══ Dataset content

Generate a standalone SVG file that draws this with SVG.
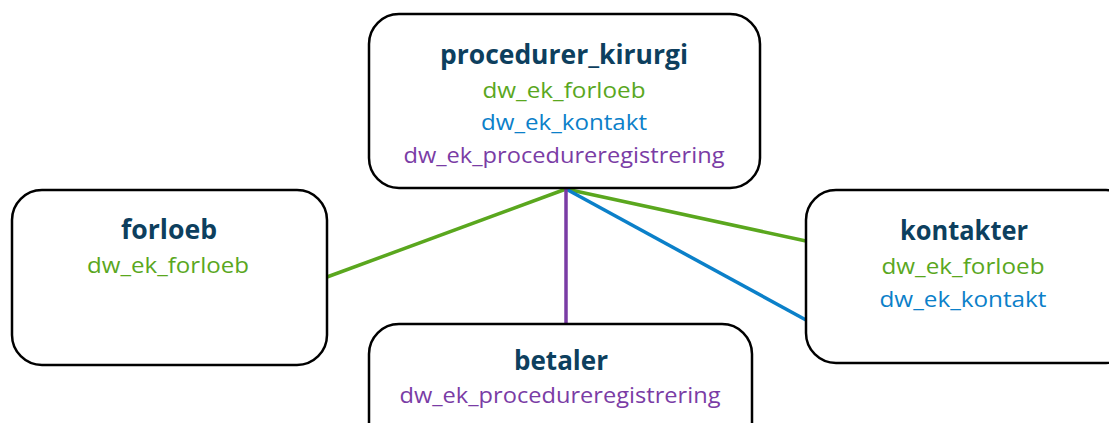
<svg xmlns="http://www.w3.org/2000/svg" width="1109" height="423" viewBox="0 0 1109 423">
<style>
.box{fill:#fff;stroke:#000;stroke-width:2.5}
.t{font-family:"Open Sans","Liberation Sans",sans-serif;text-anchor:middle}
.h{font-weight:bold;font-size:26px;fill:#0d3f5e}
.s{font-size:21px}
.g{fill:#5aa71e}.b{fill:#0b80c9}.p{fill:#7a3ca5}
.c{fill:none;stroke-width:3.5}
</style>
<rect width="1109" height="423" fill="#fff"/>
<g id="connectors">
<line class="c" x1="566" y1="189" x2="327" y2="277" stroke="#5aa71e"/>
<line class="c" x1="566" y1="189" x2="806" y2="241" stroke="#5aa71e"/>
<line class="c" x1="566" y1="189" x2="806" y2="320" stroke="#0b80c9"/>
<line class="c" x1="566" y1="189" x2="566" y2="324" stroke="#7a3ca5"/>
</g>
<g id="procedurer_kirurgi">
<rect class="box" x="369" y="14" width="391" height="174" rx="30"/>
<text class="t h" x="564" y="64" textLength="248" lengthAdjust="spacingAndGlyphs">procedurer_kirurgi</text>
<text class="t s g" x="564" y="98" textLength="163" lengthAdjust="spacingAndGlyphs">dw_ek_forloeb</text>
<text class="t s b" x="564" y="130" textLength="166" lengthAdjust="spacingAndGlyphs">dw_ek_kontakt</text>
<text class="t s p" x="564" y="163" textLength="321" lengthAdjust="spacingAndGlyphs">dw_ek_procedureregistrering</text>
</g>
<g id="forloeb">
<rect class="box" x="12" y="190" width="315" height="175" rx="30"/>
<text class="t h" x="169" y="239" textLength="96" lengthAdjust="spacingAndGlyphs">forloeb</text>
<text class="t s g" x="168" y="273" textLength="162" lengthAdjust="spacingAndGlyphs">dw_ek_forloeb</text>
</g>
<g id="kontakter">
<rect class="box" x="806" y="190" width="330" height="173" rx="30"/>
<text class="t h" x="964" y="240" textLength="128" lengthAdjust="spacingAndGlyphs">kontakter</text>
<text class="t s g" x="963" y="274" textLength="163" lengthAdjust="spacingAndGlyphs">dw_ek_forloeb</text>
<text class="t s b" x="963" y="307" textLength="167" lengthAdjust="spacingAndGlyphs">dw_ek_kontakt</text>
</g>
<g id="betaler">
<rect class="box" x="369" y="324" width="383" height="160" rx="30"/>
<text class="t h" x="561" y="370" textLength="94" lengthAdjust="spacingAndGlyphs">betaler</text>
<text class="t s p" x="560" y="403" textLength="321" lengthAdjust="spacingAndGlyphs">dw_ek_procedureregistrering</text>
</g>
</svg>
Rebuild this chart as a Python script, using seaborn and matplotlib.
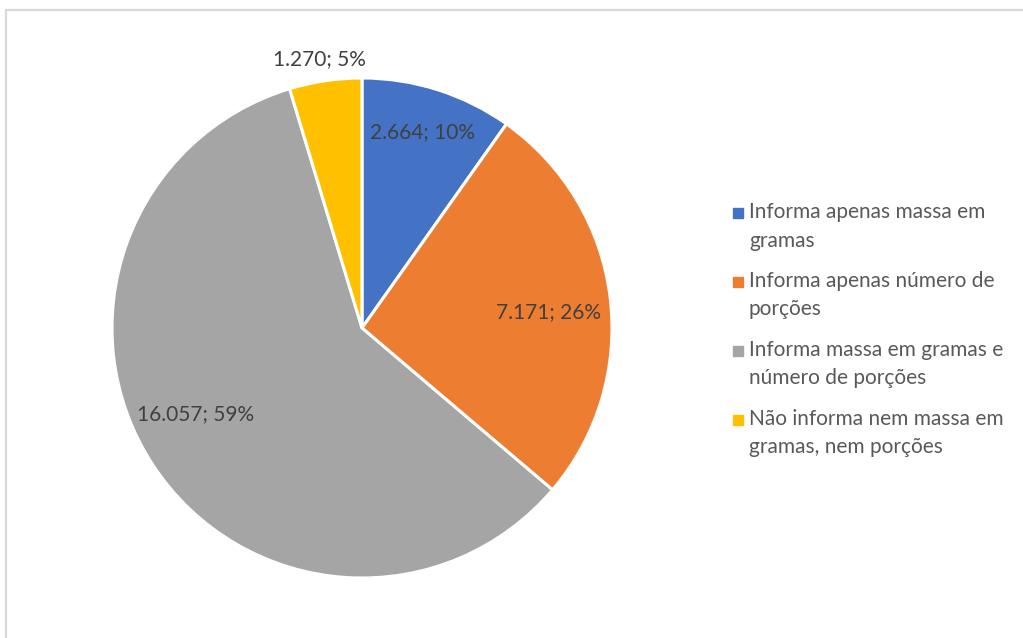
import matplotlib
matplotlib.use("Agg")
import matplotlib.pyplot as plt
from matplotlib.lines import Line2D
from matplotlib.legend_handler import HandlerLine2D
from matplotlib.patches import Rectangle
import numpy as np
import seaborn as sns

categories = [
    "Informa apenas massa em\ngramas",
    "Informa apenas número de\nporções",
    "Informa massa em gramas e\nnúmero de porções",
    "Não informa nem massa em\ngramas, nem porções",
]
values = [2664, 7171, 16057, 1270]
colors = ["#4472C4", "#ED7D31", "#A5A5A5", "#FFC000"]
# placement of each data label: fraction of the radius and angular nudge (deg)
label_radius = [0.82, 0.75, 0.75, 1.09]
label_nudge = [0.4, -2.3, -6.0, 0.5]

sns.set_theme(style="white")
plt.rcParams["font.family"] = ["Lato", "DejaVu Sans"]

W, H = 1023, 638
fig = plt.figure(figsize=(W / 100, H / 100), dpi=100)

# chart-area frame
fig.patches.append(Rectangle((6 / W, -0.05), 1.1, (H - 10) / H + 0.05,
                             transform=fig.transFigure, fill=False,
                             edgecolor="#D9D9D9", linewidth=1.6))

cx, cy, r = 362, H - 328, 250
ax = fig.add_axes([(cx - r) / W, (cy - r) / H, 2 * r / W, 2 * r / H])

wedges, _ = ax.pie(values, colors=colors, startangle=90, counterclock=False,
                   radius=1.0,
                   wedgeprops=dict(edgecolor="white", linewidth=2.2))
ax.set_xlim(-1, 1)
ax.set_ylim(-1, 1)
ax.set_aspect("equal")
ax.axis("off")

total = sum(values)
for w, v, rf, dn in zip(wedges, values, label_radius, label_nudge):
    mid = np.deg2rad((w.theta1 + w.theta2) / 2 + dn)
    pct = round(100 * v / total)
    txt = f"{v:,}".replace(",", ".") + f"; {pct}%"
    ax.text(rf * np.cos(mid), rf * np.sin(mid), txt, ha="center", va="center",
            fontsize=15, color="#404040", clip_on=False)


class FirstLineHandler(HandlerLine2D):
    """Place the legend marker level with the first line of a two-line label."""

    def create_artists(self, *args, **kwargs):
        artists = super().create_artists(*args, **kwargs)
        for a in artists:
            a.set_ydata(np.asarray(a.get_ydata()) + 10.0)
        return artists


handles = [Line2D([], [], marker="s", linestyle="none", markersize=7,
                  markerfacecolor=c, markeredgecolor=c) for c in colors]
leg = fig.legend(handles, categories, loc="upper left",
                 bbox_to_anchor=(724 / W, 1 - 194 / H), frameon=False,
                 fontsize=15, labelcolor="#595959", handlelength=0.5,
                 handletextpad=0.3, labelspacing=0.98, borderaxespad=0,
                 handler_map={Line2D: FirstLineHandler()})
for t in leg.get_texts():
    t.set_linespacing(1.52)

fig.savefig("out.png", dpi=100)
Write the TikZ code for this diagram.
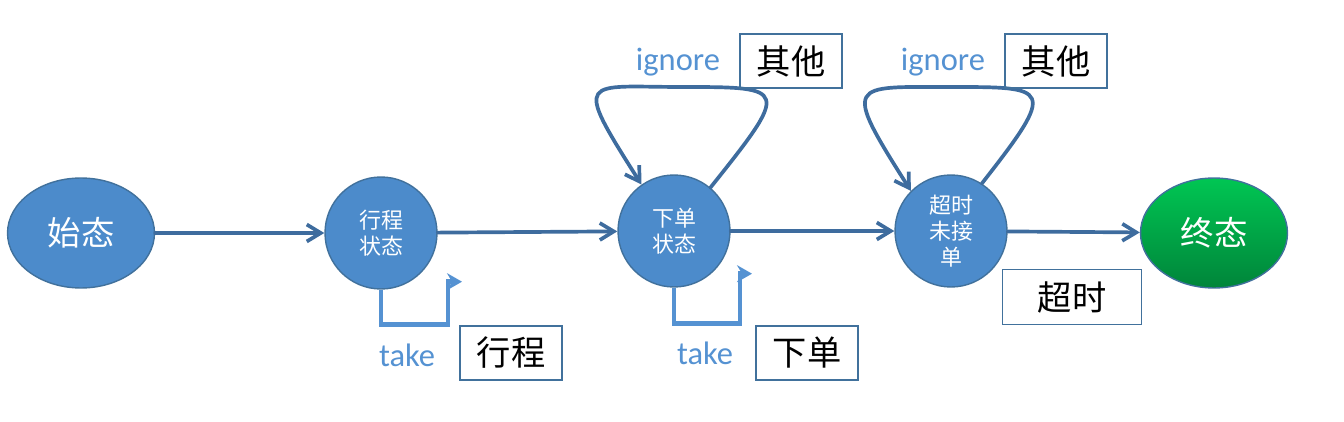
\documentclass[tikz,border=0pt]{standalone}
\usepackage{fontspec}
\setmainfont{Carlito}
\newfontfamily\cjk{Noto Sans CJK SC}
\usetikzlibrary{arrows.meta,shapes.geometric}

\definecolor{stfill}{HTML}{4C8BCB}
\definecolor{stline}{HTML}{41719C}
\definecolor{arrowc}{HTML}{3E6C9E}
\definecolor{lblblue}{HTML}{5592D2}
\definecolor{endtop}{HTML}{00C653}
\definecolor{endbot}{HTML}{00853A}

\tikzset{
  bigstate/.style={ellipse,draw=stline,line width=0.8pt,fill=stfill,
    minimum width=2.94cm,minimum height=2.2cm,inner sep=0pt,text=white,
    font=\cjk\fontsize{19}{22}\selectfont},
  state/.style={circle,draw=stline,line width=0.8pt,fill=stfill,
    minimum size=2.24cm,inner sep=0pt,text=white,align=center,
    font=\cjk\fontsize{12.5}{15}\selectfont},
  inbox/.style={draw=stline,line width=1.1pt,minimum width=2.04cm,
    minimum height=1.07cm,inner sep=0pt,font=\cjk\fontsize{19.5}{22}\selectfont},
  evt/.style={text=lblblue,inner sep=0pt,font=\fontsize{18.5}{22}\selectfont},
  trans/.style={draw=arrowc,line width=2.1pt,line cap=round,
    -{Straight Barb[length=0.28cm,width=0.34cm]}},
  takeline/.style={draw=lblblue,line width=2.5pt,
    -{Stealth[length=0.3cm,width=0.34cm,inset=0.1cm]}}
}

\begin{document}
\begin{tikzpicture}[x=0.02cm,y=-0.02cm]
  \useasboundingbox (0,0) rectangle (1344,422);
  % states
  \node[bigstate] (start) at (81,233) {始态};
  \node[state] (trip) at (381,233) {行程\\状态};
  \node[state] (order) at (674,231) {下单\\状态};
  \node[state] (wait) at (951,231) {超时\\未接\\单};
  \node[bigstate,top color=endtop,bottom color=endbot] (final) at (1214,233) {终态};
  % main transitions
  \draw[trans] (start) -- (trip);
  \draw[trans] (trip) -- (order);
  \draw[trans] (order) -- (wait);
  \draw[trans] (wait) -- (final);
  % ignore loops
  \coordinate (ordertop) at (683,87);
  \coordinate (waittop) at (950,87);
  \draw[trans] (order.50) .. controls +(80,-100) and +(105,0) .. (ordertop)
        .. controls +(-100,0) and +(-70,-110) .. (order.125);
  \draw[trans] (wait.57) .. controls +(76,-97) and +(100,0) .. (waittop)
        .. controls +(-100,0) and +(-70,-110) .. (wait.135);
  % take loops
  \draw[takeline] (trip.south) -- ++(0,35) -- ++(67,0) -- ++(0,-43) -- ++(14,0);
  \draw[takeline] (order.south) -- ++(0,36) -- ++(66,0) -- ++(0,-50) -- ++(12,0);
  % labels
  \node[evt] (ign1) at (678,62) {ignore};
  \node[inbox] (oth1) at (791,61) {其他};
  \node[evt] (ign2) at (943,62) {ignore};
  \node[inbox] (oth2) at (1056,61) {其他};
  \node[evt] (take1) at (407,355) {take};
  \node[inbox] (tripbox) at (511,353) {行程};
  \node[evt] (take2) at (705,353) {take};
  \node[inbox] (orderbox) at (807,353) {下单};
  \node[inbox,minimum width=2.78cm,minimum height=1.1cm] (timeout) at (1072,297) {超时};
\end{tikzpicture}
\end{document}
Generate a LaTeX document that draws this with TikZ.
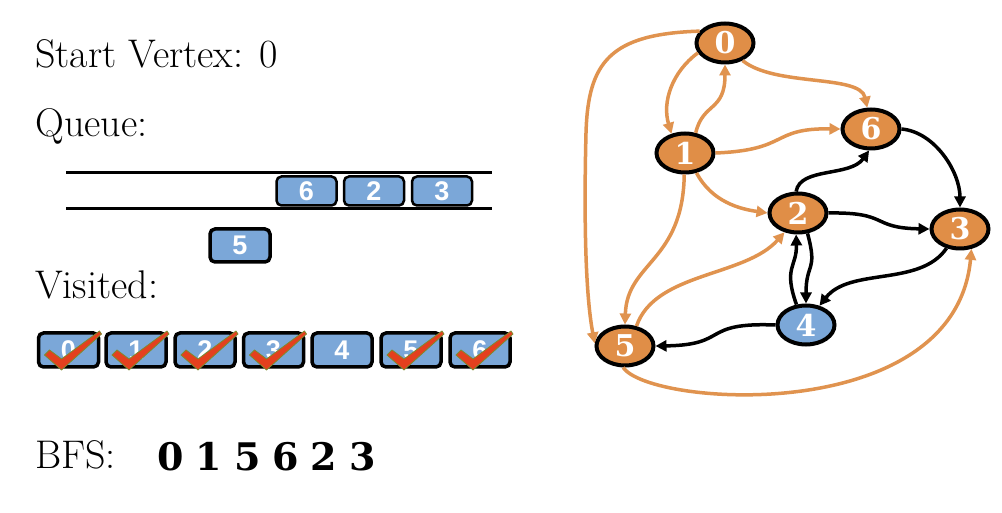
\documentclass[tikz,border=0pt]{standalone}
\usepackage{fontspec}
\usetikzlibrary{shapes.geometric,arrows.meta}
\newfontfamily\dvserif{DejaVu Serif}
\newfontfamily\lsans{Liberation Sans}
\definecolor{vorange}{HTML}{E08E47}
\definecolor{eorange}{HTML}{E0934F}
\definecolor{vblue}{HTML}{7BA7D8}
\definecolor{checkred}{HTML}{E4401E}
\definecolor{checkedge}{HTML}{7D8B2E}
\begin{document}
\begin{tikzpicture}[x=1pt,y=1pt,
  vert/.style={ellipse, draw=black, line width=4pt, fill=vorange, minimum width=57pt, minimum height=39pt, inner sep=0pt, text=white, font=\dvserif\bfseries\fontsize{30}{30}\selectfont},
  qbox/.style={draw=black, line width=2.5pt, rounded corners=5pt, fill=vblue, minimum width=60pt, minimum height=29pt, inner sep=0pt, text=white, font=\lsans\bfseries\fontsize{27}{27}\selectfont},
  vbox/.style={qbox, line width=3.5pt, minimum width=60pt, minimum height=34pt},
  oedge/.style={draw=eorange, line width=3.5pt, -{Triangle[length=11pt,width=11pt]}},
  bedge/.style={draw=black, line width=3.5pt, -{Triangle[length=11pt,width=11pt]}},
  lbl/.style={anchor=base west, inner sep=0pt, font=\fontsize{40}{44}\selectfont},
  checkmk/.style={fill=checkred, draw=checkedge, line width=0.8pt, line join=round}
]
\fill[white] (0,0) rectangle (1002,512);
\useasboundingbox (0,0) rectangle (1002,512);

% texts
\node[lbl] (tstart) at (35,444) {Start Vertex: 0};
\node[lbl] (tqueue) at (35,375) {Queue:};
\node[lbl] (tvisit) at (35,213) {Visited:};
\node[lbl] (tbfs) at (35,44) {BFS:};
\node[anchor=base west, inner sep=0pt, font=\dvserif\bfseries\fontsize{38}{40}\selectfont] (tord) at (157,42) {0\hspace{12pt}1\hspace{12pt}5\hspace{12pt}6\hspace{12pt}2\hspace{12pt}3};

% queue
\coordinate (qtl) at (66,339);
\coordinate (qtr) at (492,339);
\coordinate (qbl) at (66,303);
\coordinate (qbr) at (492,303);
\draw[line width=3pt] (qtl) -- (qtr);
\draw[line width=3pt] (qbl) -- (qbr);
\node[qbox] (q6) at (306.5,321) {6};
\node[qbox] (q2) at (374,321) {2};
\node[qbox] (q3) at (442,321) {3};
\node[vbox, line width=3.5pt, minimum height=33pt] (q5) at (240,266.5) {5};

% visited
\node[vbox] (v0) at (68.5,162) {0};
\node[vbox] (v1) at (136,162) {1};
\node[vbox] (v2) at (205,162) {2};
\node[vbox] (v3) at (273.5,162) {3};
\node[vbox] (v4) at (342,162) {4};
\node[vbox] (v5) at (411,162) {5};
\node[vbox] (v6) at (480,162) {6};
\foreach \i in {0,1,2,3,5,6}{
  \begin{scope}[shift={(v\i.center)}]
    \path[checkmk] (-24,-5) -- (-19,0) -- (-7,-9) -- (31,19) -- (33,16) -- (-7,-20) -- cycle;
  \end{scope}
}

% graph
\node[vert] (n0) at (725,469) {0};
\node[vert] (n1) at (685,359) {1};
\node[vert] (n6) at (871,383) {6};
\node[vert] (n2) at (798,299) {2};
\node[vert] (n3) at (960,283) {3};
\node[vert, fill=vblue] (n4) at (806,187) {4};
\node[vert] (n5) at (625,166) {5};

% orange edges
\draw[oedge] (n0.200) .. controls (672,440) and (662,410) .. (n1.125);
\draw[oedge] (n1.62) .. controls (703,410) and (725,400) .. (n0.270);
\draw[oedge] (n0.315) .. controls (775,425) and (860,438) .. (n6.100);
\draw[oedge] (n1.east) .. controls (790,362) and (770,384) .. (n6.west);
\draw[oedge] (n1.300) .. controls (712,310) and (740,303) .. (n2.west);
\draw[oedge] (n1.268) .. controls (683,250) and (627,250) .. (n5.north);
\draw[oedge] (n0.155) .. controls (610,478) and (588,450) .. (586,379) .. controls (584,300) and (585,220) .. (n5.175);
\draw[oedge] (n5.60) .. controls (655,240) and (745,235) .. (n2.235);
\draw[oedge] (n5.265) .. controls (650,105) and (955,85) .. (n3.300);

% black edges
\draw[bedge] (n6.east) .. controls (935,380) and (960,340) .. (n3.north);
\draw[bedge] (n2.95) .. controls (800,345) and (850,335) .. (n6.265);
\draw[bedge] (n2.east) .. controls (890,300) and (870,284) .. (n3.west);
\draw[bedge] (n4.115) .. controls (783,245) and (797,245) .. (n2.265);
\draw[bedge] (n2.295) .. controls (818,240) and (806,250) .. (n4.north);
\draw[bedge] (n3.235) .. controls (920,225) and (850,245) .. (n4.55);
\draw[bedge] (n4.west) .. controls (700,190) and (730,167) .. (n5.east);
\end{tikzpicture}
\end{document}
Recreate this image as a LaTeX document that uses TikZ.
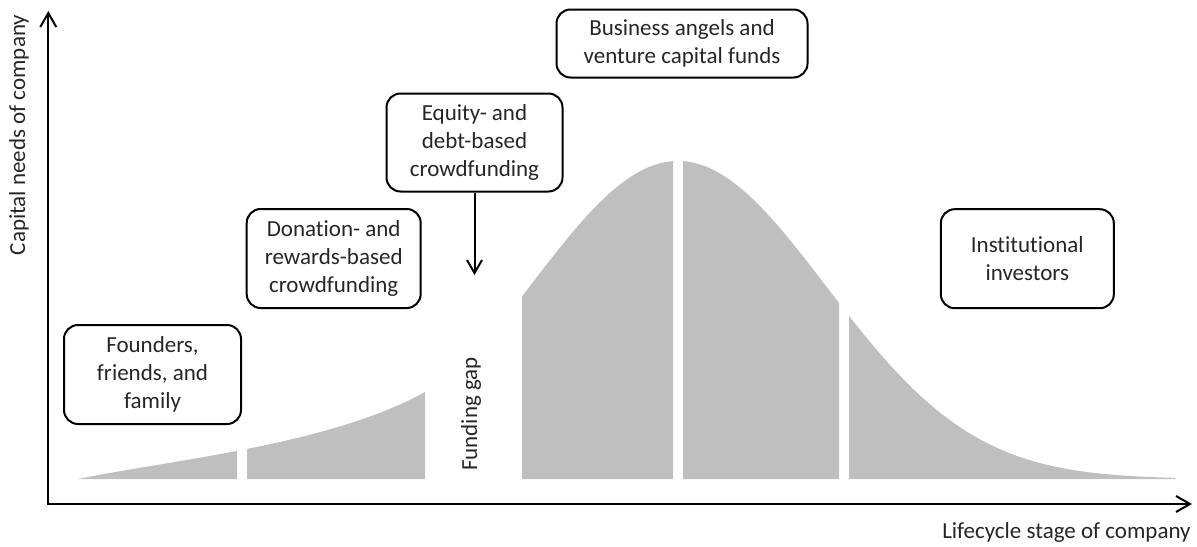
\documentclass[tikz,border=0pt]{standalone}
\usepackage{fontspec}
\setmainfont{Carlito}[Ligatures=CommonOff]
\usetikzlibrary{arrows.meta}

\definecolor{capgray}{RGB}{191,191,191}
\definecolor{boxtext}{RGB}{38,38,38}

\tikzset{
  stagebox/.style={draw=black, line width=1pt, rounded corners=7pt, align=center,
    text=boxtext, minimum width=87pt, minimum height=49.5pt, inner sep=2pt},
  axisline/.style={line width=1pt, {Straight Barb[length=7pt,width=8pt]}-{Straight Barb[length=7pt,width=8pt]}},
  pointer/.style={line width=1pt, -{Straight Barb[length=6.5pt,width=7.5pt]}},
  plainlabel/.style={text=boxtext, inner sep=0pt}
}

% early growth, then the bell of later stages
\newcommand\capcurve{(78,479) .. controls (170,460) and (330,445) .. (425,392) -- (425,479) -- cycle
  (522,479) -- plot[domain=522:1175, samples=120] (\x, {479-318*exp(-((\x-678)/148)^2/2)}) -- (1175,479) -- cycle}

\begin{document}
\begin{tikzpicture}[x=0.5pt,y=-0.5pt,font=\fontsize{11.5}{14}\selectfont]
\useasboundingbox (0,0) rectangle (1197,546);

% curve of capital needs, cut into stages
\foreach \a/\b in {70/237,247/425,522/673,683/839,849/1180}{
  \begin{scope}
    \clip (\a,0) rectangle (\b,546);
    \fill[capgray] \capcurve;
  \end{scope}
}

% axes
\coordinate (ytip) at (48.3,11);
\coordinate (origin) at (48.3,504);
\coordinate (xtip) at (1192,504);
\draw[axisline] (ytip) -- (origin) -- (xtip);
\node[plainlabel, rotate=90] (ylabel) at (19,135) {Capital needs of company};
\node[plainlabel, anchor=base east] (xlabel) at (1191,538) {Lifecycle stage of company};

% sources of funding
\node[stagebox, minimum width=88.5pt] (founders) at (152.5,374.5) {Founders,\\friends, and\\family};
\node[stagebox] (donation) at (333.7,258.5) {Donation- and\\rewards-based\\crowdfunding};
\node[stagebox, minimum width=88pt, minimum height=49pt] (equity) at (474.5,142.5) {Equity- and\\debt-based\\crowdfunding};
\node[stagebox, minimum width=125.5pt, minimum height=34pt] (angels) at (682,43.5) {Business angels and\\venture capital funds};
\node[stagebox, minimum width=86.5pt] (institutional) at (1027.3,258.7) {Institutional\\investors};

\node[plainlabel, rotate=90] (gaplabel) at (471,414) {Funding gap};
\coordinate (gaptop) at (474.5,275);
\draw[pointer] (equity) -- (gaptop);

\end{tikzpicture}
\end{document}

════

Written instruction
In the listing above, find the line containing "Rebuild this chart" and the line containing "import seaborn as sns", then return both of them and every line between, exactly, without pictures.

Answer to this exercise
Rebuild this chart as a Python script, using seaborn and matplotlib.
import matplotlib
matplotlib.use("Agg")
import matplotlib.pyplot as plt
from matplotlib.lines import Line2D
from matplotlib.legend_handler import HandlerLine2D
from matplotlib.patches import Rectangle
import numpy as np
import seaborn as sns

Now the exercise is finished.